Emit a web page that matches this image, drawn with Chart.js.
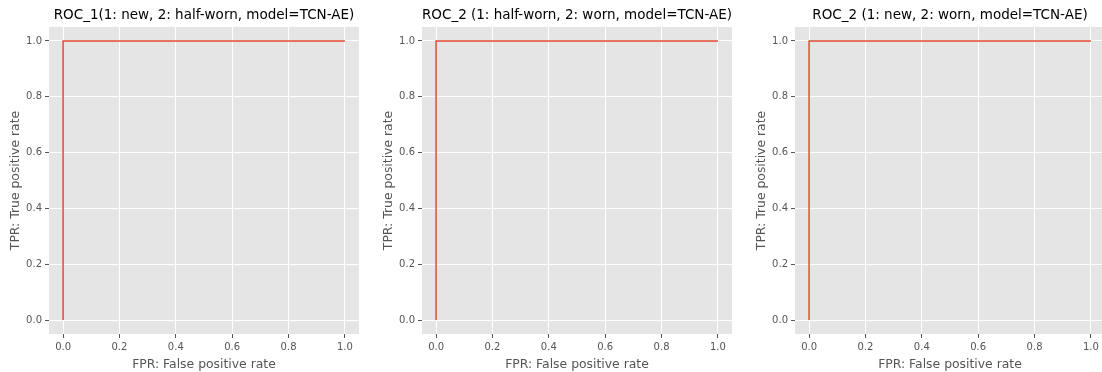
<!DOCTYPE html>
<html>
<head>
<meta charset="utf-8">
<script src="https://cdn.jsdelivr.net/npm/chart.js@4"></script>
<style>
  html, body { margin: 0; padding: 0; background: #fff; overflow: hidden; }
  body { width: 1102px; height: 372px; position: relative; }
  .panel { position: absolute; top: 0; }
</style>
</head>
<body>
<div class="panel" style="left:0px"><canvas id="c0" width="359" height="372"></canvas></div>
<div class="panel" style="left:373px"><canvas id="c1" width="359" height="372"></canvas></div>
<div class="panel" style="left:746px"><canvas id="c2" width="359" height="372"></canvas></div>
<script>
// ROC curves, one per panel
const titles = [
  'ROC_1(1: new, 2: half-worn, model=TCN-AE)',
  'ROC_2 (1: half-worn, 2: worn, model=TCN-AE)',
  'ROC_2 (1: new, 2: worn, model=TCN-AE)'
];
const fpr = [
  [0.0, 0.0, 1.0],
  [0.0, 0.0, 1.0],
  [0.0, 0.0, 1.0]
];
const tpr = [
  [0.0, 1.0, 1.0],
  [0.0, 1.0, 1.0],
  [0.0, 1.0, 1.0]
];
const tickValues = [0.0, 0.2, 0.4, 0.6, 0.8, 1.0];

const FONT = 'DejaVu Sans';

const panelLook = {
  id: 'panelLook',
  beforeDraw(chart) {
    const { ctx, chartArea: a } = chart;
    ctx.save();
    ctx.fillStyle = '#E5E5E5';
    ctx.fillRect(a.left, a.top, a.right - a.left, a.bottom - a.top);
    ctx.restore();
  },
  afterDraw(chart, args, opts) {
    const { ctx, chartArea: a } = chart;
    ctx.save();
    ctx.fillStyle = '#000';
    ctx.font = '13.5px "' + FONT + '"';
    ctx.textAlign = 'center';
    ctx.textBaseline = 'middle';
    ctx.fillText(opts.text, (a.left + a.right) / 2, 15);
    ctx.restore();
  }
};

function axis(label, isY) {
  return {
    type: 'linear',
    min: -0.05,
    max: 1.05,
    afterBuildTicks: s => { s.ticks = tickValues.map(v => ({ value: v })); },
    afterFit: s => { if (isY) s.width = 49; else s.height = 38; },
    border: { display: false },
    grid: { color: '#FFFFFF', lineWidth: 1, tickColor: '#555555', tickLength: 4 },
    ticks: {
      color: '#555555',
      font: { family: FONT, size: 10 },
      padding: 3,
      maxRotation: 0,
      callback: v => Number(v).toFixed(1)
    },
    title: {
      display: true,
      text: label,
      color: '#555555',
      font: { family: FONT, size: 12.4 },
      padding: { top: isY ? 8 : 4, bottom: 0 }
    }
  };
}

titles.forEach((t, i) => {
  const pts = fpr[i].map((x, k) => ({ x: x, y: tpr[i][k] }));
  new Chart(document.getElementById('c' + i), {
    type: 'scatter',
    data: {
      datasets: [{
        data: pts,
        showLine: true,
        borderColor: '#E24A33',
        borderWidth: 1.5,
        pointRadius: 0,
        fill: false,
        tension: 0
      }]
    },
    options: {
      responsive: false,
      animation: false,
      devicePixelRatio: 1,
      layout: { padding: { top: 27, left: 0, right: 0, bottom: 0 } },
      plugins: {
        legend: { display: false },
        tooltip: { enabled: false },
        panelLook: { text: t }
      },
      scales: {
        x: axis('FPR: False positive rate', false),
        y: axis('TPR: True positive rate', true)
      }
    },
    plugins: [panelLook]
  });
});
</script>
</body>
</html>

- Required task:
Transcribe the listing in full and omit the pictures.

- Finished task:
Emit a web page that matches this image, drawn with Chart.js.
<!DOCTYPE html>
<html>
<head>
<meta charset="utf-8">
<script src="https://cdn.jsdelivr.net/npm/chart.js@4"></script>
<style>
  html, body { margin: 0; padding: 0; background: #fff; overflow: hidden; }
  body { width: 1102px; height: 372px; position: relative; }
  .panel { position: absolute; top: 0; }
</style>
</head>
<body>
<div class="panel" style="left:0px"><canvas id="c0" width="359" height="372"></canvas></div>
<div class="panel" style="left:373px"><canvas id="c1" width="359" height="372"></canvas></div>
<div class="panel" style="left:746px"><canvas id="c2" width="359" height="372"></canvas></div>
<script>
// ROC curves, one per panel
const titles = [
  'ROC_1(1: new, 2: half-worn, model=TCN-AE)',
  'ROC_2 (1: half-worn, 2: worn, model=TCN-AE)',
  'ROC_2 (1: new, 2: worn, model=TCN-AE)'
];
const fpr = [
  [0.0, 0.0, 1.0],
  [0.0, 0.0, 1.0],
  [0.0, 0.0, 1.0]
];
const tpr = [
  [0.0, 1.0, 1.0],
  [0.0, 1.0, 1.0],
  [0.0, 1.0, 1.0]
];
const tickValues = [0.0, 0.2, 0.4, 0.6, 0.8, 1.0];

const FONT = 'DejaVu Sans';

const panelLook = {
  id: 'panelLook',
  beforeDraw(chart) {
    const { ctx, chartArea: a } = chart;
    ctx.save();
    ctx.fillStyle = '#E5E5E5';
    ctx.fillRect(a.left, a.top, a.right - a.left, a.bottom - a.top);
    ctx.restore();
  },
  afterDraw(chart, args, opts) {
    const { ctx, chartArea: a } = chart;
    ctx.save();
    ctx.fillStyle = '#000';
    ctx.font = '13.5px "' + FONT + '"';
    ctx.textAlign = 'center';
    ctx.textBaseline = 'middle';
    ctx.fillText(opts.text, (a.left + a.right) / 2, 15);
    ctx.restore();
  }
};

function axis(label, isY) {
  return {
    type: 'linear',
    min: -0.05,
    max: 1.05,
    afterBuildTicks: s => { s.ticks = tickValues.map(v => ({ value: v })); },
    afterFit: s => { if (isY) s.width = 49; else s.height = 38; },
    border: { display: false },
    grid: { color: '#FFFFFF', lineWidth: 1, tickColor: '#555555', tickLength: 4 },
    ticks: {
      color: '#555555',
      font: { family: FONT, size: 10 },
      padding: 3,
      maxRotation: 0,
      callback: v => Number(v).toFixed(1)
    },
    title: {
      display: true,
      text: label,
      color: '#555555',
      font: { family: FONT, size: 12.4 },
      padding: { top: isY ? 8 : 4, bottom: 0 }
    }
  };
}

titles.forEach((t, i) => {
  const pts = fpr[i].map((x, k) => ({ x: x, y: tpr[i][k] }));
  new Chart(document.getElementById('c' + i), {
    type: 'scatter',
    data: {
      datasets: [{
        data: pts,
        showLine: true,
        borderColor: '#E24A33',
        borderWidth: 1.5,
        pointRadius: 0,
        fill: false,
        tension: 0
      }]
    },
    options: {
      responsive: false,
      animation: false,
      devicePixelRatio: 1,
      layout: { padding: { top: 27, left: 0, right: 0, bottom: 0 } },
      plugins: {
        legend: { display: false },
        tooltip: { enabled: false },
        panelLook: { text: t }
      },
      scales: {
        x: axis('FPR: False positive rate', false),
        y: axis('TPR: True positive rate', true)
      }
    },
    plugins: [panelLook]
  });
});
</script>
</body>
</html>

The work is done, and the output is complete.